___ Data section

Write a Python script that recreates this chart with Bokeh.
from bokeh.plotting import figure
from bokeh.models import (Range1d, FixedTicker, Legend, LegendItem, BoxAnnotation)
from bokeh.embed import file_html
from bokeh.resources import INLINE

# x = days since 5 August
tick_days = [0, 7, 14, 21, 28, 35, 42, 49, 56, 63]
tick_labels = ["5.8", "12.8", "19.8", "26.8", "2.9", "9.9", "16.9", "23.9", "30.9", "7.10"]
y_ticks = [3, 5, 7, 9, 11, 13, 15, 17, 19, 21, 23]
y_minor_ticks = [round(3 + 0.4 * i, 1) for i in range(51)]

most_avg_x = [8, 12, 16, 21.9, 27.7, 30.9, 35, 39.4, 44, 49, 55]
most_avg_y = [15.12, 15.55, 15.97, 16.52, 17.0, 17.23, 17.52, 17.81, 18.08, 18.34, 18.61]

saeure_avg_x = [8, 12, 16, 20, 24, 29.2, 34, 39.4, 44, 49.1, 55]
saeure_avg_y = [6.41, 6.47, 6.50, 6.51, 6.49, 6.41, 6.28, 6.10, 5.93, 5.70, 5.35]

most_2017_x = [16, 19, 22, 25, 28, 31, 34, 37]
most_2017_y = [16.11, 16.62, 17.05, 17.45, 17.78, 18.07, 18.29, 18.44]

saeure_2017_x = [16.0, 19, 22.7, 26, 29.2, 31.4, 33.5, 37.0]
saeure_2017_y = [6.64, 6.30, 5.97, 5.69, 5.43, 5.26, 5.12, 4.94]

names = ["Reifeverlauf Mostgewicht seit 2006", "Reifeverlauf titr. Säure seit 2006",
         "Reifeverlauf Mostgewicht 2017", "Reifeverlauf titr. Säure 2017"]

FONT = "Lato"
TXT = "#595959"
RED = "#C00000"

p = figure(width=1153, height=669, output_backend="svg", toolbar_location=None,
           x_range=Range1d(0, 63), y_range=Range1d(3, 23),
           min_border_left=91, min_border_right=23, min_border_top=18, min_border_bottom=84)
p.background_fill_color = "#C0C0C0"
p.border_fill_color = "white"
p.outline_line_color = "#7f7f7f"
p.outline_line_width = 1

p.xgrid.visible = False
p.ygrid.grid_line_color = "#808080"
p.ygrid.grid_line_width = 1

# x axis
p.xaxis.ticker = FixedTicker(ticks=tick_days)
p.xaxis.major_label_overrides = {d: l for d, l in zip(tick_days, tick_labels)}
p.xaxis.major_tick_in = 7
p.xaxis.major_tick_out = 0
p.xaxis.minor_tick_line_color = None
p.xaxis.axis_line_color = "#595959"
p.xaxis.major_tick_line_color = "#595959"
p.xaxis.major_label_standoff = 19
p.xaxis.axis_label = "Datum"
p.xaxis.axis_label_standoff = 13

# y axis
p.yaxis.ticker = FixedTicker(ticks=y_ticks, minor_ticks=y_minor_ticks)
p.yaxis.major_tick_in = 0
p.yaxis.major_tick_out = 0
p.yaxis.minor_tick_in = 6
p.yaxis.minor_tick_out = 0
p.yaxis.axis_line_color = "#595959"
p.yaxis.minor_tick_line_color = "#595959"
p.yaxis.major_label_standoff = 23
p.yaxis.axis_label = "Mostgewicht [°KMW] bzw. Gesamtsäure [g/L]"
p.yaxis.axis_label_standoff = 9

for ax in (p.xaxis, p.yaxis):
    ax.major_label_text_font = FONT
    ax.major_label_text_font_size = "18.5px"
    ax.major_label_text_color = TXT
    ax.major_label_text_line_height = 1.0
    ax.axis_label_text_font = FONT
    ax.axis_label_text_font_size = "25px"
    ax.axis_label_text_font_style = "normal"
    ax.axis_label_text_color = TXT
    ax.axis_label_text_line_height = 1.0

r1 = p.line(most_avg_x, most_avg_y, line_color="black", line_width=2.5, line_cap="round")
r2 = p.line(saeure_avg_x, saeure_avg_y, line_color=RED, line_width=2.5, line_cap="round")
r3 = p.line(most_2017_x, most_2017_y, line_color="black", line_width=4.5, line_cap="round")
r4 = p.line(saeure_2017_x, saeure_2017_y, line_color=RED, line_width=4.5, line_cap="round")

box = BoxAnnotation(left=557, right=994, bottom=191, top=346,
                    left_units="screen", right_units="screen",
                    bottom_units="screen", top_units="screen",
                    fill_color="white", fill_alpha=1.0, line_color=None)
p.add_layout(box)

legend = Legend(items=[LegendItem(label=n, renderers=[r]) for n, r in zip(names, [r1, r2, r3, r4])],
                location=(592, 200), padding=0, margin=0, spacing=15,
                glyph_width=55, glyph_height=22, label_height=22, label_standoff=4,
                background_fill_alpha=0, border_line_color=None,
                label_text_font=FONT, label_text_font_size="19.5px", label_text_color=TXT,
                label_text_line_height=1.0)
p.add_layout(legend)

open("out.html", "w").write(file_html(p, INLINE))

______

Reprint the data above from the opening line to the line holding "from bokeh.resources import INLINE", inclusive, and nothing else.

Write a Python script that recreates this chart with Bokeh.
from bokeh.plotting import figure
from bokeh.models import (Range1d, FixedTicker, Legend, LegendItem, BoxAnnotation)
from bokeh.embed import file_html
from bokeh.resources import INLINE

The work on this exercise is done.